Multinomial model is definitely much more terrific than all the previous models!

## 3.6 PassiveAggressiveClassifier Model after Data Split

In [None]:
# Build a pipeline with TFIDF and MultinomialClassifier
pac_pipeline = Pipeline([('vect',TfidfVectorizer()),
                         ('smote', SMOTE()),
                 ('pac',PassiveAggressiveClassifier())])

# Define the grid
grid_10 = [{'vect__stop_words': ['english'],
         'vect__max_df': [0.7, 0.8],
         'vect__min_df': [0, 0.5, 1.0],
         'pac__max_iter': [50, 200, 500, 1000]}]

# Define a grid search
gs_10 = GridSearchCV(estimator=pac_pipeline, 
                          param_grid=grid_10, 
                          scoring='f1_micro', 
                          cv=5)

In [None]:
# Build a pipeline with TFIDF and MultinomialClassifier
pac_pipeline2 = Pipeline([('vect',CountVectorizer()),
                         ('smote', SMOTE()),
                 ('pac',PassiveAggressiveClassifier())])

# Define the grid
grid_11 = [{'vect__stop_words': ['english'],
         'vect__max_df': [0.7, 0.8],
         'vect__min_df': [0, 0.5, 1.0],
         'pac__max_iter': [50, 200, 500, 1000]}]

# Define a grid search
gs_11 = GridSearchCV(estimator=pac_pipeline2, 
                          param_grid=grid_11, 
                          scoring='f1_micro', 
                          cv=5)

### 3.6.1 TFIDF Vectorizer Cross Validation Results

In [None]:
# Using Original Text Dataset
gs_10.fit(x_im_train, y_im_train)

# Best accuracy
print('Best F1_Score: %.3f' % gs_10.best_score_)

In [None]:
# Using Stemmed Text Dataset
gs_10.fit(x_im_stem_train, y_im_stem_train)

# Best accuracy
print('Best F1_Score: %.3f' % gs_10.best_score_)

In [None]:
# Using Lemmatized Text Dataset
gs_10.fit(x_im_lem_train, y_im_lem_train)

# Best accuracy
print('Best F1_Score: %.3f' % gs_10.best_score_)
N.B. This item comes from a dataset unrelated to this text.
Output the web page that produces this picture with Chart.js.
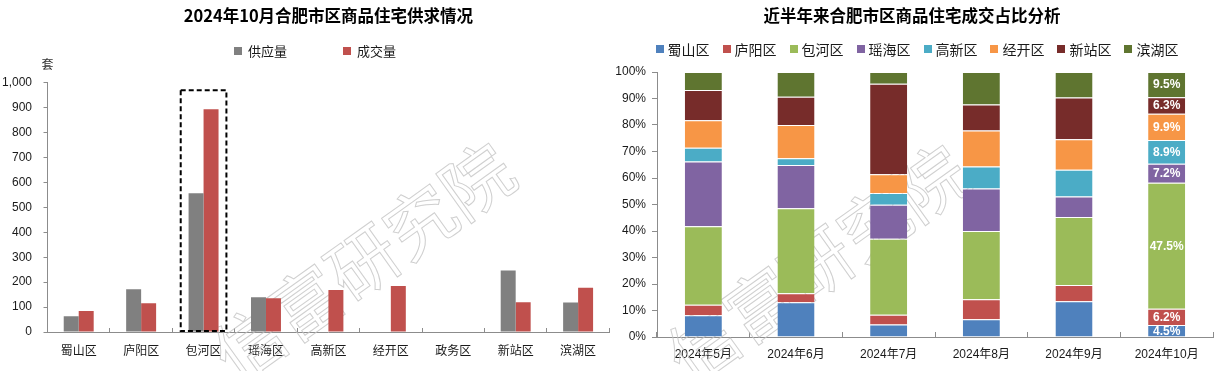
<!DOCTYPE html>
<html>
<head>
<meta charset="utf-8">
<script src="https://cdn.jsdelivr.net/npm/chart.js@4.4.1/dist/chart.umd.min.js"></script>
<style>
  html, body { margin: 0; padding: 0; background: #fff; }
  #wrap { position: relative; width: 1222px; height: 371px; overflow: hidden; }
  #c1 { position: absolute; left: 0; top: 0; }
  #c2 { position: absolute; left: 611px; top: 0; }
</style>
</head>
<body>
<div id="wrap">
  <canvas id="c1" width="611" height="371"></canvas>
  <canvas id="c2" width="611" height="371"></canvas>
</div>
<script>
// ---------------- DATA ----------------
const leftTitle = '2024年10月合肥市区商品住宅供求情况';
const districts = ['蜀山区', '庐阳区', '包河区', '瑶海区', '高新区', '经开区', '政务区', '新站区', '滨湖区'];
const supplyLabel = '供应量';
const dealLabel = '成交量';
const supply = [63, 171, 557, 139, 0, 0, 0, 247, 118];
const deals = [84, 115, 894, 135, 168, 185, 0, 119, 177];
const unitLabel = '套';
const highlightDistrict = '包河区';

const rightTitle = '近半年来合肥市区商品住宅成交占比分析';
const months = ['2024年5月', '2024年6月', '2024年7月', '2024年8月', '2024年9月', '2024年10月'];
const shareDistricts = ['蜀山区', '庐阳区', '包河区', '瑶海区', '高新区', '经开区', '新站区', '滨湖区'];
const shareShushan = [8.2, 13.1, 4.7, 6.7, 13.5, 4.5];
const shareLuyang  = [4.0, 3.4, 3.7, 7.5, 6.1, 6.2];
const shareBaohe   = [29.6, 32.1, 28.7, 25.8, 25.7, 47.5];
const shareYaohai  = [24.4, 16.3, 12.8, 16.0, 7.7, 7.2];
const shareGaoxin  = [5.2, 2.6, 4.4, 8.3, 10.1, 8.9];
const shareJingkai = [10.4, 12.5, 7.1, 13.6, 11.5, 9.9];
const shareXinzhan = [11.4, 10.7, 34.2, 9.8, 15.8, 6.3];
const shareBinhu   = [6.8, 9.3, 4.4, 12.3, 9.6, 9.5];
const watermarkText = '信富研究院';

// ---------------- STYLE ----------------
const FONT = "'Liberation Sans', 'Noto Sans CJK SC', sans-serif";
const CJK = "'Noto Sans CJK SC', 'Liberation Sans', sans-serif";
const AXIS = '#8c8c8c';
const TXT = '#1a1a1a';
const shareColors = ['#4F81BD', '#C0504D', '#9BBB59', '#8064A2', '#4BACC6', '#F79646', '#772C2A', '#5F7530'];
const shareSeries = [shareShushan, shareLuyang, shareBaohe, shareYaohai, shareGaoxin, shareJingkai, shareXinzhan, shareBinhu];

Chart.defaults.animation = false;
Chart.defaults.font.family = FONT;

function drawLegend(chart, cx, cy, gap, fontSize, textGap) {
  const ctx = chart.ctx;
  const items = chart.data.datasets.map(d => ({ text: d.label, color: d.backgroundColor }));
  ctx.save();
  ctx.font = fontSize + 'px ' + CJK;
  const box = 8;
  const widths = items.map(it => box + textGap + ctx.measureText(it.text).width);
  const total = widths.reduce((a, b) => a + b, 0) + gap * (items.length - 1);
  let x = cx - total / 2;
  ctx.textBaseline = 'middle';
  ctx.textAlign = 'left';
  items.forEach((it, i) => {
    ctx.fillStyle = it.color;
    ctx.fillRect(Math.round(x), Math.round(cy - box / 2), box, box);
    ctx.fillStyle = TXT;
    ctx.fillText(it.text, x + box + textGap, cy + 0.5);
    x += widths[i] + gap;
  });
  ctx.restore();
}

function drawWatermark(ctx, x, y) {
  ctx.save();
  ctx.translate(x, y);
  ctx.rotate(-35.6 * Math.PI / 180);
  ctx.font = '70px ' + CJK;
  ctx.textAlign = 'center';
  ctx.textBaseline = 'middle';
  ctx.lineWidth = 1;
  ctx.strokeStyle = 'rgba(195,195,195,0.8)';
  ctx.strokeText(watermarkText, 0, 0);
  ctx.restore();
}

// ---------------- LEFT CHART ----------------
const leftPlugin = {
  id: 'leftDecor',
  beforeDatasetsDraw(chart) {
    drawWatermark(chart.ctx, 363, 262);
  },
  afterDatasetsDraw(chart) {
    const ctx = chart.ctx;
    const xs = chart.scales.x, ys = chart.scales.y;
    const idx = districts.indexOf(highlightDistrict);
    const cx = xs.getPixelForValue(idx);
    const half = xs.width / districts.length * 0.366;
    const top = ys.getPixelForValue(970);
    ctx.save();
    ctx.setLineDash([5, 3]);
    ctx.lineWidth = 2;
    ctx.strokeStyle = '#000';
    ctx.strokeRect(cx - half, top, 2 * half, ys.bottom - top - 1);
    ctx.restore();
    ctx.save();
    ctx.font = '12px ' + CJK;
    ctx.fillStyle = '#333';
    ctx.textAlign = 'center';
    ctx.textBaseline = 'middle';
    ctx.fillText(unitLabel, chart.chartArea.left, 64);
    ctx.restore();
  },
  afterDraw(chart) {
    drawLegend(chart, 315, 50.5, 56, 13, 6);
  }
};

new Chart(document.getElementById('c1'), {
  type: 'bar',
  data: {
    labels: districts,
    datasets: [
      { label: supplyLabel, data: supply, backgroundColor: '#808080', barPercentage: 1, categoryPercentage: 0.48 },
      { label: dealLabel, data: deals, backgroundColor: '#C0504D', barPercentage: 1, categoryPercentage: 0.48 }
    ]
  },
  options: {
    responsive: false,
    layout: { padding: { left: 0, right: 1, top: 0, bottom: 0 } },
    plugins: {
      legend: { display: false },
      tooltip: { enabled: false },
      title: {
        display: true, text: leftTitle, color: '#000', fullSize: false,
        font: { size: 16.5, weight: 'bold', family: CJK, lineHeight: 1.2 },
        padding: { top: 6.1, bottom: 56.8 }
      }
    },
    scales: {
      x: {
        grid: { display: true, drawOnChartArea: false, drawTicks: true, tickLength: -4, color: AXIS, offset: true },
        border: { display: true, color: AXIS, width: 1 },
        ticks: { font: { size: 12, family: CJK }, color: TXT, padding: 14.8, maxRotation: 0, autoSkip: false },
        afterFit(s) { s.height = 39; }
      },
      y: {
        min: 0, max: 1000,
        grid: { drawOnChartArea: false, drawTicks: true, tickLength: 4, color: AXIS },
        border: { display: true, color: AXIS, width: 1 },
        ticks: {
          stepSize: 100, padding: 11.5, color: TXT, font: { size: 12, family: FONT },
          callback: v => Number(v).toLocaleString('en-US')
        },
        afterFit(s) { s.width = 47.5; }
      }
    }
  },
  plugins: [leftPlugin]
});

// ---------------- RIGHT CHART ----------------
const rightPlugin = {
  id: 'rightDecor',
  beforeDatasetsDraw(chart) {
    drawWatermark(chart.ctx, 206, 264);
  },
  afterDatasetsDraw(chart) {
    const ctx = chart.ctx;
    const last = months.length - 1;
    ctx.save();
    ctx.font = 'bold 12px ' + FONT;
    ctx.fillStyle = '#fff';
    ctx.textAlign = 'center';
    ctx.textBaseline = 'middle';
    chart.data.datasets.forEach((ds, i) => {
      const el = chart.getDatasetMeta(i).data[last];
      if (!el) return;
      const p = el.getProps(['x', 'y', 'base'], true);
      ctx.fillText(ds.data[last].toFixed(1) + '%', p.x, (p.y + p.base) / 2 + 0.5);
    });
    ctx.restore();
  },
  afterDraw(chart) {
    drawLegend(chart, 306, 49, 13, 14, 4);
  }
};

new Chart(document.getElementById('c2'), {
  type: 'bar',
  data: {
    labels: months,
    datasets: shareDistricts.map((name, i) => ({
      label: name,
      data: shareSeries[i],
      backgroundColor: shareColors[i],
      borderColor: 'rgba(255,255,255,0.55)',
      borderWidth: { top: 1, bottom: 0, left: 0, right: 0 },
      borderSkipped: false,
      barPercentage: 0.4,
      categoryPercentage: 1
    }))
  },
  options: {
    responsive: false,
    layout: { padding: { left: 0, right: 9, top: 0, bottom: 0 } },
    plugins: {
      legend: { display: false },
      tooltip: { enabled: false },
      title: {
        display: true, text: rightTitle, color: '#000', fullSize: true,
        font: { size: 16.5, weight: 'bold', family: CJK, lineHeight: 1.2 },
        padding: { top: 6.1, bottom: 46.1 }
      }
    },
    scales: {
      x: {
        stacked: true,
        grid: { display: true, drawOnChartArea: false, drawTicks: true, tickLength: -5, color: AXIS, offset: true },
        border: { display: true, color: AXIS, width: 1 },
        ticks: { font: { size: 12, family: FONT }, color: TXT, padding: 15.8, maxRotation: 0, autoSkip: false },
        afterFit(s) { s.height = 34; }
      },
      y: {
        stacked: true, min: 0, max: 100,
        grid: { drawOnChartArea: false, drawTicks: true, tickLength: 5, color: AXIS },
        border: { display: true, color: AXIS, width: 1 },
        ticks: {
          stepSize: 10, padding: 6, color: TXT, font: { size: 12, family: FONT },
          callback: v => v + '%'
        },
        afterFit(s) { s.width = 46; }
      }
    }
  },
  plugins: [rightPlugin]
});
</script>
</body>
</html>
### 3.6.2 CountVectorizer Cross Validation Results

In [None]:
# Using Original Text Dataset
gs_9.fit(x_im_train, y_im_train)

# Best accuracy
print('Best F1_Score: %.3f' % gs_9.best_score_)

In [None]:
# Using Lemmatized Text Dataset
gs_9.fit(x_im_lem_train, y_im_lem_train)

# Best accuracy
print('Best F1_Score: %.3f' % gs_9.best_score_)

In [None]:
# Using Stemmed Text Dataset
gs_9.fit(x_im_stem_train, y_im_stem_train)

# Best accuracy
print('Best F1_Score: %.3f' % gs_9.best_score_)
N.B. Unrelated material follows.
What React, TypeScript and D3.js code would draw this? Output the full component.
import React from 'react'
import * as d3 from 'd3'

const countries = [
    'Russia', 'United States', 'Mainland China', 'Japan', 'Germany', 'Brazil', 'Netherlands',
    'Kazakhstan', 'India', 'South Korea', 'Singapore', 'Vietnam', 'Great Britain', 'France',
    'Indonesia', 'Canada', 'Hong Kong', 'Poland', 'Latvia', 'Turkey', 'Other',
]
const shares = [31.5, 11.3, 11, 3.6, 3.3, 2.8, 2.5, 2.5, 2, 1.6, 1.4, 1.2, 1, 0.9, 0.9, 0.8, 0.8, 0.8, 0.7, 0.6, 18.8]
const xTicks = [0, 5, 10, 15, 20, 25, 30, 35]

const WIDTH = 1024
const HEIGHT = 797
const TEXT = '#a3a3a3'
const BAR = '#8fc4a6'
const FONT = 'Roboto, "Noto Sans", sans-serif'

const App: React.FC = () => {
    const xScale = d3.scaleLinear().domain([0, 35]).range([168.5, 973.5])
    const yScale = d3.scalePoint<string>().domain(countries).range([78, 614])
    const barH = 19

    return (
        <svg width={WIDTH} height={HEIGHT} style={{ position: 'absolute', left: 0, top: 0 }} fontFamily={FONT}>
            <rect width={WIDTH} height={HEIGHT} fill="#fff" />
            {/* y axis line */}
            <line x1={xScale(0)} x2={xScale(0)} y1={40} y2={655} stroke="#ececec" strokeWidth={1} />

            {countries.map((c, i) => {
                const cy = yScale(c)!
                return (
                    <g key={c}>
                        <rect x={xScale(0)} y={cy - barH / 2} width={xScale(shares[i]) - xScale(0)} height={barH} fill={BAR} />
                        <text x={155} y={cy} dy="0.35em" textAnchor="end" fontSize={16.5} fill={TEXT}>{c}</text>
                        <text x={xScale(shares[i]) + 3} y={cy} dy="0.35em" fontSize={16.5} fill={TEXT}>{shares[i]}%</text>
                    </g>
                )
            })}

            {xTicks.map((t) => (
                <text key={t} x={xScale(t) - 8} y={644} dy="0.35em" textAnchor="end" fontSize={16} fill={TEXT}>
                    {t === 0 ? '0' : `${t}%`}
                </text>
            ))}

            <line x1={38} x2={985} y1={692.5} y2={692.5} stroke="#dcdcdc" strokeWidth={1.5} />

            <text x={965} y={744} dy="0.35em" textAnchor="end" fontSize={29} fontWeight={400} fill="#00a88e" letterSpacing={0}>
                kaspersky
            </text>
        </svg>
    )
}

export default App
### 3.6.3 PassiveAggressiveClassifer Model Evaluation

Lemmatized TFIDF Vectorizor is the best model according to CV.

In [None]:
# Predicting the model for tf-idf features
pac_imb_pred = gs_10.predict(x_im_lem_test)

In [None]:
# Check the accuracy score for tfidf features
pac_imb_score=accuracy_score(y_im_lem_test, pac_imb_pred)
print("RandomForest TF-IDF accuracy score:", pac_imb_score)

In [None]:
# Set x_teset_tfidf value for Confusion Matrix Evaluation
gs10_pac_tfidf = gs_10.best_estimator_.named_steps['vect'].transform(x_im_lem_test)

In [None]:
pac_cm = plot_confusion_matrix(gs_10.best_estimator_.named_steps['pac'], gs10_pac_tfidf , y_im_lem_test)
plt.suptitle("Imbalance Data PassiveAggressive Confusion Matrix")
plt.savefig('./images/Imb_Pac_CF.png');

In [None]:
pac_roc = plot_roc_curve(gs_10.best_estimator_.named_steps['pac'] ,gs10_pac_tfidf, y_im_lem_test)
plt.suptitle("Imbalance Data PassiveAggressive ROC Curve")
plt.savefig('./images/Imb_PAC_ROC.png');

In [None]:
pac_report = classification_report(y_im_lem_test, pac_imb_pred, target_names = ['0','1'])
print(pac_report)

PassiveAgressive Model is doing great as well, but MultinomialClassifier model is slightly better.

***

## Conclusion

Although PassiveAggressive Model was a strong competitior, I concluded that MultinomialNB model being the optimal model for our dataset.<br>
Compared to PassiveAggresive Model, MultinomialNB model was better in:
1. Higher Accuracy & F1-Score
2. Classified higher # of Fake News
3. Classified higher # of Real News
4. Lower False Negative 


Sine MultinomialNB classifier is built to be suitable for classification with word counts for text classification, it is not a surprise that MultinomialNB was the optimal classifier.

***

## Ideas for Improvement

1. Try Unsupervised Learning Models. (Deep Learning)
2. Try Web-Scraping from Fake News sites like Onions and see how well our model performs.
3. Try Web-Scraping from Social Media and see the Fake News Detection Rate.